Rabbi Meir Kahane
More than 15 years after El-Sayyid A. Nosair was convicted of seditious conspiracy and of murdering Rabbi Meir Kahane, a dispute has erupted over a claim by Mr. Nosair that prosecutors improperly blocked his trial lawyers from gaining access to a witness who he says would have supported his claim of innocence, court papers show.
A federal magistrate judge recently ordered a hearing on Mr. Nosair’s claim of prosecutorial misconduct, leading to a sharp response from prosecutors, who say Mr. Nosair’s contention is “absurd” and deny suppressing the witness.
The government also argues that, given what is now known about the witness, a former United States Army sergeant who became a Qaeda operative and a close aide to Osama bin Laden, the only way he could have provided exculpatory testimony for Mr. Nosair would have been to lie on the stand.
“A defendant has no right to present perjured testimony,” a federal prosecutor, Michael D. Lockard, wrote last month to Judge Richard J. Holwell of the United States District Court in Manhattan, “and Nosair can hardly invoke the court’s aid to vacate his conviction based on such a claim.”
Mr. Lockard asked Judge Holwell to overturn the order for a hearing, which prosecutors described as “clearly erroneous and contrary to law.” Prosecutors have also asked that the judge dismiss Mr. Nosair’s petition, which seeks a new trial.
Mr. Nosair, now in his 50s, was convicted of conspiracy to wage a war of urban terrorism and other charges in a nine-month trial with nine other defendants, including a blind sheik, Omar Abdel Rahman. In the years since, many of the key participants in the trial have gone on to national prominence: the judge, Michael B. Mukasey, served as attorney general under President George W. Bush, and the prosecutors included Patrick J. Fitzgerald, now the United States attorney in Chicago; Robert S. Khuzami, now director of enforcement for the Securities and Exchange Commission in Washington; and Andrew C. McCarthy, an author and commentator for National Review.
Mr. Nosair sent in his 2009 handwritten motions from the so-called Supermax prison in Florence, Colo., where he was then being held. He has since been moved to a prison in Terre Haute, Ind. The documents, which are signed by Mr. Nosair and written in the third person, include sections with about 50 lines of writing squeezed onto a page. “Petitioner’s conviction should be overturned and he be set free,” he writes at one point.

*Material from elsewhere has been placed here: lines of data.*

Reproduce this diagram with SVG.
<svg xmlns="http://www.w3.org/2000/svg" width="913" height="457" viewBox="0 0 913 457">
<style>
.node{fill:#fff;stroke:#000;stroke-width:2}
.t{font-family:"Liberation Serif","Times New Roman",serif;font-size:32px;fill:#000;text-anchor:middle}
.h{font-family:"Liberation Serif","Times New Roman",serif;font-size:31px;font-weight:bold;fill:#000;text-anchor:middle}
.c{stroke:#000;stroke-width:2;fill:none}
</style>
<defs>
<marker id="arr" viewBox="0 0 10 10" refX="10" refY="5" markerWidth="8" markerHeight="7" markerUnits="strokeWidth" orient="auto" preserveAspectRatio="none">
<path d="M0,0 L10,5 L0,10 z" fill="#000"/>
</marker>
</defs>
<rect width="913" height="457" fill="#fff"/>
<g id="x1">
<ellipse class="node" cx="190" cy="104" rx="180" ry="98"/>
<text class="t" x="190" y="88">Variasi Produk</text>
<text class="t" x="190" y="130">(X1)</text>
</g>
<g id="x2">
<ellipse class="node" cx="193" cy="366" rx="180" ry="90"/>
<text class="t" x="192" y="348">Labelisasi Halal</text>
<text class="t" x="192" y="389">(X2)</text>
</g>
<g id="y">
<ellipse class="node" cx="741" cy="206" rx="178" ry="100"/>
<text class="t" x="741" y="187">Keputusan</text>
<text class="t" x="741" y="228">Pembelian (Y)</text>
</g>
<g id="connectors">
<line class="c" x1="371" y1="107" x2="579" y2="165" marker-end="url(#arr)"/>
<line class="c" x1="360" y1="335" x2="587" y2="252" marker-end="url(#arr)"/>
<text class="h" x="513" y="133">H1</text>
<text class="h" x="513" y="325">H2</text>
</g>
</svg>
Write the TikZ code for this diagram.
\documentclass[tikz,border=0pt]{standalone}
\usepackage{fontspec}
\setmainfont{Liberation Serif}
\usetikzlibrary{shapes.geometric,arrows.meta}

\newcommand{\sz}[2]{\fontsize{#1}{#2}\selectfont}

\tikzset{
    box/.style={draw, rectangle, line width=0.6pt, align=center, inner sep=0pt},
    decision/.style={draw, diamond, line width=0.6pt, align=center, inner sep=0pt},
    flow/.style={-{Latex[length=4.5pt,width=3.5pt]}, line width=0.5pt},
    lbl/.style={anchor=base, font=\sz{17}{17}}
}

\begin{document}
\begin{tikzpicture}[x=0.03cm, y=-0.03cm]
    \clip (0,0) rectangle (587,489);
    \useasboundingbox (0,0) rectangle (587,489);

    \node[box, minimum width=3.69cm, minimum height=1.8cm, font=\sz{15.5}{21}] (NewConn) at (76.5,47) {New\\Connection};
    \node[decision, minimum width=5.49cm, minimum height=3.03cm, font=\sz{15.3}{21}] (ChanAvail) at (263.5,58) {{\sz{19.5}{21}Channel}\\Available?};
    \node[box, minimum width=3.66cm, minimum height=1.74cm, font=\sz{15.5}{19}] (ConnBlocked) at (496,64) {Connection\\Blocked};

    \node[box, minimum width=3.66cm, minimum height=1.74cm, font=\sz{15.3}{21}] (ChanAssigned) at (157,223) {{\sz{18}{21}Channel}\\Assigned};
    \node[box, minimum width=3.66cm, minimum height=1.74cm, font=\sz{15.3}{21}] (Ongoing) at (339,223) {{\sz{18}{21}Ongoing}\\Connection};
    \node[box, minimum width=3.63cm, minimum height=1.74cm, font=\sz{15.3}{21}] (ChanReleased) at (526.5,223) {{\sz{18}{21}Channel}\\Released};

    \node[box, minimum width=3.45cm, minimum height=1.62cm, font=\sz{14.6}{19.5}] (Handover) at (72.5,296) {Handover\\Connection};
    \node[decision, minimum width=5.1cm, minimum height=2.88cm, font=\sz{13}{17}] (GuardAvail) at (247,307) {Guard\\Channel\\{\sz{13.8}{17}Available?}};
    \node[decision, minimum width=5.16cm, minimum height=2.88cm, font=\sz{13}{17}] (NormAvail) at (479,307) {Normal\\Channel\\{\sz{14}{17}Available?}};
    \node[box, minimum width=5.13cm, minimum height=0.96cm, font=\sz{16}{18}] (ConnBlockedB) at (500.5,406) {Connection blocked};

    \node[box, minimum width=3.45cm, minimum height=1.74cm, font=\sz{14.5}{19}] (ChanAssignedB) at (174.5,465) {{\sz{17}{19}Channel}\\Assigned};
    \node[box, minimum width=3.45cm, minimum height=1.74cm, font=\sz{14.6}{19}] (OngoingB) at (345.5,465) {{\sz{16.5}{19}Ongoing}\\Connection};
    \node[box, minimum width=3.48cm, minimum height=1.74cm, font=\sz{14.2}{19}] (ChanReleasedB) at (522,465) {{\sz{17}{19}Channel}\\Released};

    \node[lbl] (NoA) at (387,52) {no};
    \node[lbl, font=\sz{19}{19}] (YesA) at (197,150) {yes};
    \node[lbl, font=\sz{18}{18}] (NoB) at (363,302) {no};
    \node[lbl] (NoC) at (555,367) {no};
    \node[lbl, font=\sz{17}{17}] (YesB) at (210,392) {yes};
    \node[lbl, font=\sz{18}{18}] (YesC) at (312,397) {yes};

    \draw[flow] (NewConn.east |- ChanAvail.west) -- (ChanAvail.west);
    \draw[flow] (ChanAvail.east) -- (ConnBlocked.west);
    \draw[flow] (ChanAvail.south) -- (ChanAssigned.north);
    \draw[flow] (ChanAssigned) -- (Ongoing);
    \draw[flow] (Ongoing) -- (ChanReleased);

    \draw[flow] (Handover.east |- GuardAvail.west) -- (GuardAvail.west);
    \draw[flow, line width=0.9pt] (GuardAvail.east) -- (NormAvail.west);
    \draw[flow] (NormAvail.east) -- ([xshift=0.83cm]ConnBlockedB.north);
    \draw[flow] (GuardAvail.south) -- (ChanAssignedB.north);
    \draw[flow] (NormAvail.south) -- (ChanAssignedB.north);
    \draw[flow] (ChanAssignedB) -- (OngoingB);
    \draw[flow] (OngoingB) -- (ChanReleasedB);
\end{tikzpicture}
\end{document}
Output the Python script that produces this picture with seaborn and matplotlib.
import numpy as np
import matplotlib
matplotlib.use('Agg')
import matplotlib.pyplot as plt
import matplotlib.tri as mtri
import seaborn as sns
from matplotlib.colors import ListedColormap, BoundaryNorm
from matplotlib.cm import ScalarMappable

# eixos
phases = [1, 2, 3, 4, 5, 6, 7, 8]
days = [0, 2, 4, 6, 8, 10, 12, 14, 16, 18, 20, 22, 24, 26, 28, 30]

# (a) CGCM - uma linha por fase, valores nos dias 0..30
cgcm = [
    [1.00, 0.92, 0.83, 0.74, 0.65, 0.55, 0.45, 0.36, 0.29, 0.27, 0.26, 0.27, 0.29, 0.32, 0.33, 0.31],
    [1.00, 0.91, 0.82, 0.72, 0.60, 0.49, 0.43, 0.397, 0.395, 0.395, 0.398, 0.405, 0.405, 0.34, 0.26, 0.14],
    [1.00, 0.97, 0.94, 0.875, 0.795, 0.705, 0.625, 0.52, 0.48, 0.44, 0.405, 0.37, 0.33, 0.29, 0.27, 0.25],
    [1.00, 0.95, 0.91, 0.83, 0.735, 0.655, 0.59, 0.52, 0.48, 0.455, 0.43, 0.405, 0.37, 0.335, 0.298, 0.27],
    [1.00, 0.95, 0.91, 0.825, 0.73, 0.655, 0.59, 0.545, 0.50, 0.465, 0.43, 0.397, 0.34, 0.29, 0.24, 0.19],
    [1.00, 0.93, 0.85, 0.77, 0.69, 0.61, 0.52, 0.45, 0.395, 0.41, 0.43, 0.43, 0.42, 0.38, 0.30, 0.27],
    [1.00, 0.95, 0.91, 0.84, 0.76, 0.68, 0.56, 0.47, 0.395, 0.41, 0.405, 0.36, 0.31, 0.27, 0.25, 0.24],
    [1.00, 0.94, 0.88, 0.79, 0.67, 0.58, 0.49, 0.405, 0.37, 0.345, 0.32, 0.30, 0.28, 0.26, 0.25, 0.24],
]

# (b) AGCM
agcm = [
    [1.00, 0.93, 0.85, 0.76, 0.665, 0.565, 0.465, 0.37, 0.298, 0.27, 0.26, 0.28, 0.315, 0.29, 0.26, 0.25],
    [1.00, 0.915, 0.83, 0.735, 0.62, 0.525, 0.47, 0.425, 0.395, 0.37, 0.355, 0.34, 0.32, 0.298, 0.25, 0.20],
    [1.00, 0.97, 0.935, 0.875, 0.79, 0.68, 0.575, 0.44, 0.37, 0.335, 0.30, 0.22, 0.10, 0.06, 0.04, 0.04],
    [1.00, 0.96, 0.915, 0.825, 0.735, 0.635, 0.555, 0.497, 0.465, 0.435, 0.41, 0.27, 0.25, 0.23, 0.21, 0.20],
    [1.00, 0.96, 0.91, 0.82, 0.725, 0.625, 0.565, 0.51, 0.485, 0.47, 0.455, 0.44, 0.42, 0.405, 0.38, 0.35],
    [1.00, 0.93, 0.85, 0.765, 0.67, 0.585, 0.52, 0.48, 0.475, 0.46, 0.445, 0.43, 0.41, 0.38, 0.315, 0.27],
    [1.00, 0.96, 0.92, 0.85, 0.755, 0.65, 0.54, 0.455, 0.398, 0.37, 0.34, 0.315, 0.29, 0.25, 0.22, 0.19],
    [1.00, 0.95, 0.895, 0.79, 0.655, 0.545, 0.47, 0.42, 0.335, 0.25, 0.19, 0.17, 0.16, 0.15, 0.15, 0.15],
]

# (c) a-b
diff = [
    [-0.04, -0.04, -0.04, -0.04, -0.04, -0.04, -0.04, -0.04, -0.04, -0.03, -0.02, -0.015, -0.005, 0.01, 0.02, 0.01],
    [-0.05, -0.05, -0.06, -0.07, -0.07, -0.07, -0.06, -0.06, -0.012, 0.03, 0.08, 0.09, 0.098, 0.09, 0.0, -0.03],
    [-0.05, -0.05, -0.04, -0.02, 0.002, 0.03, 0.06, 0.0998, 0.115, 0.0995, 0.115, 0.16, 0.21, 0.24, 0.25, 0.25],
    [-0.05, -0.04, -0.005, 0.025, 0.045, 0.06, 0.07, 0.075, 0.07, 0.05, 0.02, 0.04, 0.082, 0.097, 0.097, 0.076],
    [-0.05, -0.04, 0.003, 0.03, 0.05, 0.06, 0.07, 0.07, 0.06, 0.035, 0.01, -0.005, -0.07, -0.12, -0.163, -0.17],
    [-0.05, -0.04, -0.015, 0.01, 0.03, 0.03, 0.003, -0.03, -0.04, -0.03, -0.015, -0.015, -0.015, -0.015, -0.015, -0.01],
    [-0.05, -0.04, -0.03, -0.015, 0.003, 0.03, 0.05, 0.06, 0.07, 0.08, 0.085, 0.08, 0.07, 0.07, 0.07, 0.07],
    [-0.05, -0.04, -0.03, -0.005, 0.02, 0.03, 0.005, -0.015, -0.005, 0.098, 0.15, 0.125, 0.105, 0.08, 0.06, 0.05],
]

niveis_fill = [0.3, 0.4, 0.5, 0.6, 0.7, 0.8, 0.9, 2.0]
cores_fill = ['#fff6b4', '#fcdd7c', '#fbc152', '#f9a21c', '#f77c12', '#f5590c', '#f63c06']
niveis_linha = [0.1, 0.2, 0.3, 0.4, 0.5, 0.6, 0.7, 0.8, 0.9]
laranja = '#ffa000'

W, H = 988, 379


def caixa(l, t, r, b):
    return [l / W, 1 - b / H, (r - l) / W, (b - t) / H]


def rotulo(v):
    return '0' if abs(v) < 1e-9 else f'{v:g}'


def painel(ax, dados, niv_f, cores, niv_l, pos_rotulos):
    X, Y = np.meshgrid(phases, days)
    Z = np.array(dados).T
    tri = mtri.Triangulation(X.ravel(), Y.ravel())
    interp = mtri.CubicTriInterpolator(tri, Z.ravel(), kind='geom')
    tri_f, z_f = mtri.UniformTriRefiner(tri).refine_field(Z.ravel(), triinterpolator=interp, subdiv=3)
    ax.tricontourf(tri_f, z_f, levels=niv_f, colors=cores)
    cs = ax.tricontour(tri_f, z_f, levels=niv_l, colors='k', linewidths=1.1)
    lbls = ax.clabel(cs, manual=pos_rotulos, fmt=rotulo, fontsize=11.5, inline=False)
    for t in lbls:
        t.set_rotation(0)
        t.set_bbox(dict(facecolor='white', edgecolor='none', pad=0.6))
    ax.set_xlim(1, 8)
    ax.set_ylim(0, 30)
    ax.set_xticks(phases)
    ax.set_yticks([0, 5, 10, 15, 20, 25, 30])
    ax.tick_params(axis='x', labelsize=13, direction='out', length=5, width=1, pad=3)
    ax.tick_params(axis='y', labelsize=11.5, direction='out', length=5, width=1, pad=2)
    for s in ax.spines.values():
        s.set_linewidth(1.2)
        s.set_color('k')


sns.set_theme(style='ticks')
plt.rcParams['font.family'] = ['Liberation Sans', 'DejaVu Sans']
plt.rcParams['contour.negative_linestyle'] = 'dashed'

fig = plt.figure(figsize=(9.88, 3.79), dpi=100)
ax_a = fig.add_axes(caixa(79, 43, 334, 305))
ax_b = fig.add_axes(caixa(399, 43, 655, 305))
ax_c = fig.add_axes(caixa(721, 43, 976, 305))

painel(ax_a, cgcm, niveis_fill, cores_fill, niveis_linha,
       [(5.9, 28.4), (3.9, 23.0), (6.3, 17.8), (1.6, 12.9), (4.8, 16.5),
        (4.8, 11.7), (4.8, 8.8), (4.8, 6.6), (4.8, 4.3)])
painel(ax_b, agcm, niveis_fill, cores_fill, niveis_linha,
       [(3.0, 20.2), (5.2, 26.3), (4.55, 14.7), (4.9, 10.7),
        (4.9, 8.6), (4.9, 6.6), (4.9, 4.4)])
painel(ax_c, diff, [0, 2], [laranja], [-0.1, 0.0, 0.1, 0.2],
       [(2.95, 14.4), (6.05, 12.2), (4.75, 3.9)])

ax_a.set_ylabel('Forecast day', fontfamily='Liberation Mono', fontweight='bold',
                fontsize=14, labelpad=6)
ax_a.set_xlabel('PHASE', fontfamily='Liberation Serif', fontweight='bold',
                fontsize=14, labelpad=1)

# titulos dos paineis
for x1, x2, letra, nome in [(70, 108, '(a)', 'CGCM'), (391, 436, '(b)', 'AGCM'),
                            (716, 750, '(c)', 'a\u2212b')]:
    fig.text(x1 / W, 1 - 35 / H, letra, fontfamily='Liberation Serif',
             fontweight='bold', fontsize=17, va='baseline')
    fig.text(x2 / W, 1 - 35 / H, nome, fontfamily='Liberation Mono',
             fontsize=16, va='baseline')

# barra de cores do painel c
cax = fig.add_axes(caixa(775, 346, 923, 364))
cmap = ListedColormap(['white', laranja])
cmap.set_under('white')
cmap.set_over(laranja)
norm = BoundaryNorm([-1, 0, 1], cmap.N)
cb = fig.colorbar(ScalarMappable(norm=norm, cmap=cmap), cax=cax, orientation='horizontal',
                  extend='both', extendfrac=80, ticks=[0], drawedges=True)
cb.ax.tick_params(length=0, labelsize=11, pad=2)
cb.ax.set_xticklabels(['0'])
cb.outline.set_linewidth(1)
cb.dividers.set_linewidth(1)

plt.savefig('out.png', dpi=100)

The hearing has been postponed pending Judge Holwell’s review, but the dispute is a reminder of how intertwined the threads of Islamic terrorism have been in New York since the killing of Rabbi Kahane, the founder of the Jewish Defense League, and even before that.
The witness Mr. Nosair’s lawyers wanted access to was Ali A. Mohamed, a naturalized American citizen from Egypt and one of the more intriguing figures to surface in the government’s investigations. Mr. Mohamed served in the Army in the late 1980s at Fort Bragg, N.C., and was honorably discharged in 1989. But he was a double agent, working also as a member of Egyptian Islamic Jihad, a terrorist group that later merged with Al Qaeda.
In 1989, while on active duty, Mr. Mohamed traveled to the New York area and provided military training to local Islamic militants. The United States government has said the militants included people who were later convicted of plotting terrorist attacks, including the 1993 World Trade Center bombing. But a witness for Mr. Nosair testified that the men who received training, including Mr. Nosair, were preparing to fight the Soviet forces in Afghanistan.
Indeed, Mr. Nosair’s lawyers argued that their client was not involved in a conspiracy against the United States, but rather was part of a United States-supported covert operation to train and arm the mujahideen to fight in Afghanistan. He “was on the same side” as the United States, one lawyer, Roger L. Stavis, told the jury.
Mr. Stavis and his co-counsel, Andrew G. Patel, who no longer represent Mr. Nosair, have said in recent court filings that they sought Mr. Mohamed’s testimony to bolster their argument.
“We believed that if we could have located Mohamed,” Mr. Patel wrote, “we likely could have presented him as a witness that Mr. Nosair was also acting in accordance with the United States government’s position in helping to train fighters for the war in Afghanistan, not to wage an urban war against the United States.”
A new lawyer who has been appointed to represent Mr. Nosair, Marjorie M. Smith, declined to comment, as did the two former lawyers and a spokeswoman for the federal prosecutor’s office.
Mr. Mohamed was arrested in 1998 and described his terrorist past when he pleaded guilty in 2000. Prosecutors say that by the time of Mr. Nosair’s 1995 trial, Mr. Mohamed was already an active Qaeda member who had trained Bin Laden’s bodyguards and was reporting to senior Qaeda officials.
Far from keeping his whereabouts secret from the defense, the government has said in court papers that officials extracted an agreement from Mr. Mohamed, who met with the authorities in 1994, to be available for the trial, but that Mr. Nosair’s lawyers did not ask for help in securing his presence. “Mohamed simply was not suppressed,” prosecutors wrote.